### MATERIAL FOR THIS TASK:

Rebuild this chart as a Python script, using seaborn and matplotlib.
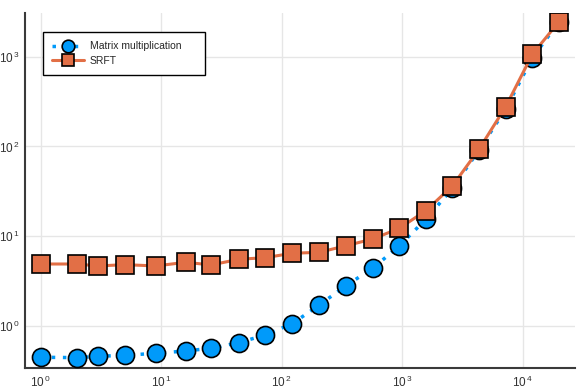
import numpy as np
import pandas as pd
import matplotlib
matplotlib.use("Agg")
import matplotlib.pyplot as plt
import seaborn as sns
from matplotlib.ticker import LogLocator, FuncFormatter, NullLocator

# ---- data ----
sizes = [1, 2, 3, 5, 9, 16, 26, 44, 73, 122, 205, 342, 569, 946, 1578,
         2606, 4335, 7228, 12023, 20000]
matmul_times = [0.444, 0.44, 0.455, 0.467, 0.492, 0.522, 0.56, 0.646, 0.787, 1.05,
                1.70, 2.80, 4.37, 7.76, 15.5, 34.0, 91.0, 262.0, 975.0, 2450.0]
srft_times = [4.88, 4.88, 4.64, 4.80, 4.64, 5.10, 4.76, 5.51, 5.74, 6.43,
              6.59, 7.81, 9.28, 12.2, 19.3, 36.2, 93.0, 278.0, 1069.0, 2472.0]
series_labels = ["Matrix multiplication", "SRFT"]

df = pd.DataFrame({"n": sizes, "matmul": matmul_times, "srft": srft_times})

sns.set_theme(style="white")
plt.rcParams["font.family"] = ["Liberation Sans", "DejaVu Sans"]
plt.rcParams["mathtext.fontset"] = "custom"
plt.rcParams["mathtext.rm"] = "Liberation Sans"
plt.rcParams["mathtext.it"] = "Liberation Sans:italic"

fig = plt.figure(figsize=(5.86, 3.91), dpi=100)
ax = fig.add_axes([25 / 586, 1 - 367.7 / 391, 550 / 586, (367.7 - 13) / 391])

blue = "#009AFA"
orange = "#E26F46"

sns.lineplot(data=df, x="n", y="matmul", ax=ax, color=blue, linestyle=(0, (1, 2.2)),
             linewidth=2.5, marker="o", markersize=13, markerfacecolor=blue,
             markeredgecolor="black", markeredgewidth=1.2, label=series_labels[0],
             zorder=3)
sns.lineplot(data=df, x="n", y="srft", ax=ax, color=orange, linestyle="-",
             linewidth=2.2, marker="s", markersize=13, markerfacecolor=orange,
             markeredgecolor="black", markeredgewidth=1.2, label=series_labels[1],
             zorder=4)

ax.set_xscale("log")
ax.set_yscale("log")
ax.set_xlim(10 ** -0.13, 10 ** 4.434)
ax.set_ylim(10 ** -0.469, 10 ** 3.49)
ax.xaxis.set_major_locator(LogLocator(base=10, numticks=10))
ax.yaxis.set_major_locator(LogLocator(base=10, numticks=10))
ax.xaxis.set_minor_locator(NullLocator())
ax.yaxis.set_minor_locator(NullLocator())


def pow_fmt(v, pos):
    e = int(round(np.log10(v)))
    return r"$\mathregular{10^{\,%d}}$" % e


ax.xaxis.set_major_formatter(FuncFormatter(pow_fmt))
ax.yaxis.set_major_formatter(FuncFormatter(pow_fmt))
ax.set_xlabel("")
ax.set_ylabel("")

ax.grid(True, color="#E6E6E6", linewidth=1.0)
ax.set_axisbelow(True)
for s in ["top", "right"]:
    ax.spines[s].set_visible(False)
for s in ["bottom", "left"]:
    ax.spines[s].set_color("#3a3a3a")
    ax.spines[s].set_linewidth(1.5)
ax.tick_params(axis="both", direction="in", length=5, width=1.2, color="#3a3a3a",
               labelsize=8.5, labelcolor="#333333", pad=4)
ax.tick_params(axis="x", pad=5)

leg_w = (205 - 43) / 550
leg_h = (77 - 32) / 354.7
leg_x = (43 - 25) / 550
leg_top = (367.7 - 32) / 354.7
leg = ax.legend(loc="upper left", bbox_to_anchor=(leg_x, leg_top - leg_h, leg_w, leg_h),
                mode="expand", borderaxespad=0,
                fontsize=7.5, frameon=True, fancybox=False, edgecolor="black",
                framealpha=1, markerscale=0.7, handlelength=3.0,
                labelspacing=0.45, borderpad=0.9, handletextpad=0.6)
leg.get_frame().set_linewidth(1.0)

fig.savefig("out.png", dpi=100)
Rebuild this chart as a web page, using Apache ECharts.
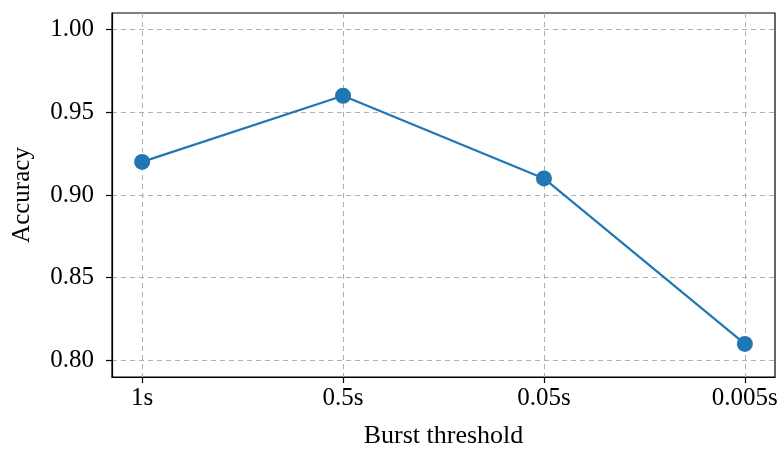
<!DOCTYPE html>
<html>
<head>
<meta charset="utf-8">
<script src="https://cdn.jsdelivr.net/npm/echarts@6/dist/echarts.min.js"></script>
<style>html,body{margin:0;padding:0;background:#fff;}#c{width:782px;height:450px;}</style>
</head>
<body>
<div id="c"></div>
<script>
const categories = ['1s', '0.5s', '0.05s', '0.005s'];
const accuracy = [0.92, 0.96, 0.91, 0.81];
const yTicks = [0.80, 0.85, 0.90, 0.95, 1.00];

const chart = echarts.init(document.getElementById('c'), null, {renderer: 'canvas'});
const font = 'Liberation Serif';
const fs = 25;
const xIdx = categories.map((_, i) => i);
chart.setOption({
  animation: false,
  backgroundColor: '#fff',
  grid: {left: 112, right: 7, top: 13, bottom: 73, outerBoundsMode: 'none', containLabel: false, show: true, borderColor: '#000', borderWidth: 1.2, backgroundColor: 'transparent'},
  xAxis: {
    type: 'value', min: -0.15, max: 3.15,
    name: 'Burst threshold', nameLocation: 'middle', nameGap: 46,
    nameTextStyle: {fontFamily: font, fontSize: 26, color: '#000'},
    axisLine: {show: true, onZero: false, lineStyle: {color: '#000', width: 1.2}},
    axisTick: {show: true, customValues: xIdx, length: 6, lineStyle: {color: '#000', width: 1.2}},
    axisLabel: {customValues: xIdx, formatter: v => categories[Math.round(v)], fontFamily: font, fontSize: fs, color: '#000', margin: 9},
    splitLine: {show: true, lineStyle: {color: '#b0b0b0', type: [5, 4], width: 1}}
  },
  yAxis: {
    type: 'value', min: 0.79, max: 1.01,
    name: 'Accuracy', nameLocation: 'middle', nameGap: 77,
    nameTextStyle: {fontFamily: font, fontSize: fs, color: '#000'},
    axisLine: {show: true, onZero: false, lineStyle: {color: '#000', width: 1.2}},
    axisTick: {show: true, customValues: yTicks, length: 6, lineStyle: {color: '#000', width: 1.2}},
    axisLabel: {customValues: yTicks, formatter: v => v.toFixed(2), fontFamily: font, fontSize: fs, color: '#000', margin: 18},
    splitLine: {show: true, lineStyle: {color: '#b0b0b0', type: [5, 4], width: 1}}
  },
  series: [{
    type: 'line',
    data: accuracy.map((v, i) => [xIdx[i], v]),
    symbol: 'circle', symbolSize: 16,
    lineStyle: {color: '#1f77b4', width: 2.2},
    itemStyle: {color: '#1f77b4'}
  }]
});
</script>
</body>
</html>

### GIVEN PROBLEM:
Give the material again exactly as it is, but keep the pictures out.

### CORRECT OUTPUT:
Rebuild this chart as a Python script, using seaborn and matplotlib.
import numpy as np
import pandas as pd
import matplotlib
matplotlib.use("Agg")
import matplotlib.pyplot as plt
import seaborn as sns
from matplotlib.ticker import LogLocator, FuncFormatter, NullLocator

# ---- data ----
sizes = [1, 2, 3, 5, 9, 16, 26, 44, 73, 122, 205, 342, 569, 946, 1578,
         2606, 4335, 7228, 12023, 20000]
matmul_times = [0.444, 0.44, 0.455, 0.467, 0.492, 0.522, 0.56, 0.646, 0.787, 1.05,
                1.70, 2.80, 4.37, 7.76, 15.5, 34.0, 91.0, 262.0, 975.0, 2450.0]
srft_times = [4.88, 4.88, 4.64, 4.80, 4.64, 5.10, 4.76, 5.51, 5.74, 6.43,
              6.59, 7.81, 9.28, 12.2, 19.3, 36.2, 93.0, 278.0, 1069.0, 2472.0]
series_labels = ["Matrix multiplication", "SRFT"]

df = pd.DataFrame({"n": sizes, "matmul": matmul_times, "srft": srft_times})

sns.set_theme(style="white")
plt.rcParams["font.family"] = ["Liberation Sans", "DejaVu Sans"]
plt.rcParams["mathtext.fontset"] = "custom"
plt.rcParams["mathtext.rm"] = "Liberation Sans"
plt.rcParams["mathtext.it"] = "Liberation Sans:italic"

fig = plt.figure(figsize=(5.86, 3.91), dpi=100)
ax = fig.add_axes([25 / 586, 1 - 367.7 / 391, 550 / 586, (367.7 - 13) / 391])

blue = "#009AFA"
orange = "#E26F46"

sns.lineplot(data=df, x="n", y="matmul", ax=ax, color=blue, linestyle=(0, (1, 2.2)),
             linewidth=2.5, marker="o", markersize=13, markerfacecolor=blue,
             markeredgecolor="black", markeredgewidth=1.2, label=series_labels[0],
             zorder=3)
sns.lineplot(data=df, x="n", y="srft", ax=ax, color=orange, linestyle="-",
             linewidth=2.2, marker="s", markersize=13, markerfacecolor=orange,
             markeredgecolor="black", markeredgewidth=1.2, label=series_labels[1],
             zorder=4)

ax.set_xscale("log")
ax.set_yscale("log")
ax.set_xlim(10 ** -0.13, 10 ** 4.434)
ax.set_ylim(10 ** -0.469, 10 ** 3.49)
ax.xaxis.set_major_locator(LogLocator(base=10, numticks=10))
ax.yaxis.set_major_locator(LogLocator(base=10, numticks=10))
ax.xaxis.set_minor_locator(NullLocator())
ax.yaxis.set_minor_locator(NullLocator())


def pow_fmt(v, pos):
    e = int(round(np.log10(v)))
    return r"$\mathregular{10^{\,%d}}$" % e


ax.xaxis.set_major_formatter(FuncFormatter(pow_fmt))
ax.yaxis.set_major_formatter(FuncFormatter(pow_fmt))
ax.set_xlabel("")
ax.set_ylabel("")

ax.grid(True, color="#E6E6E6", linewidth=1.0)
ax.set_axisbelow(True)
for s in ["top", "right"]:
    ax.spines[s].set_visible(False)
for s in ["bottom", "left"]:
    ax.spines[s].set_color("#3a3a3a")
    ax.spines[s].set_linewidth(1.5)
ax.tick_params(axis="both", direction="in", length=5, width=1.2, color="#3a3a3a",
               labelsize=8.5, labelcolor="#333333", pad=4)
ax.tick_params(axis="x", pad=5)

leg_w = (205 - 43) / 550
leg_h = (77 - 32) / 354.7
leg_x = (43 - 25) / 550
leg_top = (367.7 - 32) / 354.7
leg = ax.legend(loc="upper left", bbox_to_anchor=(leg_x, leg_top - leg_h, leg_w, leg_h),
                mode="expand", borderaxespad=0,
                fontsize=7.5, frameon=True, fancybox=False, edgecolor="black",
                framealpha=1, markerscale=0.7, handlelength=3.0,
                labelspacing=0.45, borderpad=0.9, handletextpad=0.6)
leg.get_frame().set_linewidth(1.0)

fig.savefig("out.png", dpi=100)
Rebuild this chart as a web page, using Apache ECharts.
<!DOCTYPE html>
<html>
<head>
<meta charset="utf-8">
<script src="https://cdn.jsdelivr.net/npm/echarts@6/dist/echarts.min.js"></script>
<style>html,body{margin:0;padding:0;background:#fff;}#c{width:782px;height:450px;}</style>
</head>
<body>
<div id="c"></div>
<script>
const categories = ['1s', '0.5s', '0.05s', '0.005s'];
const accuracy = [0.92, 0.96, 0.91, 0.81];
const yTicks = [0.80, 0.85, 0.90, 0.95, 1.00];

const chart = echarts.init(document.getElementById('c'), null, {renderer: 'canvas'});
const font = 'Liberation Serif';
const fs = 25;
const xIdx = categories.map((_, i) => i);
chart.setOption({
  animation: false,
  backgroundColor: '#fff',
  grid: {left: 112, right: 7, top: 13, bottom: 73, outerBoundsMode: 'none', containLabel: false, show: true, borderColor: '#000', borderWidth: 1.2, backgroundColor: 'transparent'},
  xAxis: {
    type: 'value', min: -0.15, max: 3.15,
    name: 'Burst threshold', nameLocation: 'middle', nameGap: 46,
    nameTextStyle: {fontFamily: font, fontSize: 26, color: '#000'},
    axisLine: {show: true, onZero: false, lineStyle: {color: '#000', width: 1.2}},
    axisTick: {show: true, customValues: xIdx, length: 6, lineStyle: {color: '#000', width: 1.2}},
    axisLabel: {customValues: xIdx, formatter: v => categories[Math.round(v)], fontFamily: font, fontSize: fs, color: '#000', margin: 9},
    splitLine: {show: true, lineStyle: {color: '#b0b0b0', type: [5, 4], width: 1}}
  },
  yAxis: {
    type: 'value', min: 0.79, max: 1.01,
    name: 'Accuracy', nameLocation: 'middle', nameGap: 77,
    nameTextStyle: {fontFamily: font, fontSize: fs, color: '#000'},
    axisLine: {show: true, onZero: false, lineStyle: {color: '#000', width: 1.2}},
    axisTick: {show: true, customValues: yTicks, length: 6, lineStyle: {color: '#000', width: 1.2}},
    axisLabel: {customValues: yTicks, formatter: v => v.toFixed(2), fontFamily: font, fontSize: fs, color: '#000', margin: 18},
    splitLine: {show: true, lineStyle: {color: '#b0b0b0', type: [5, 4], width: 1}}
  },
  series: [{
    type: 'line',
    data: accuracy.map((v, i) => [xIdx[i], v]),
    symbol: 'circle', symbolSize: 16,
    lineStyle: {color: '#1f77b4', width: 2.2},
    itemStyle: {color: '#1f77b4'}
  }]
});
</script>
</body>
</html>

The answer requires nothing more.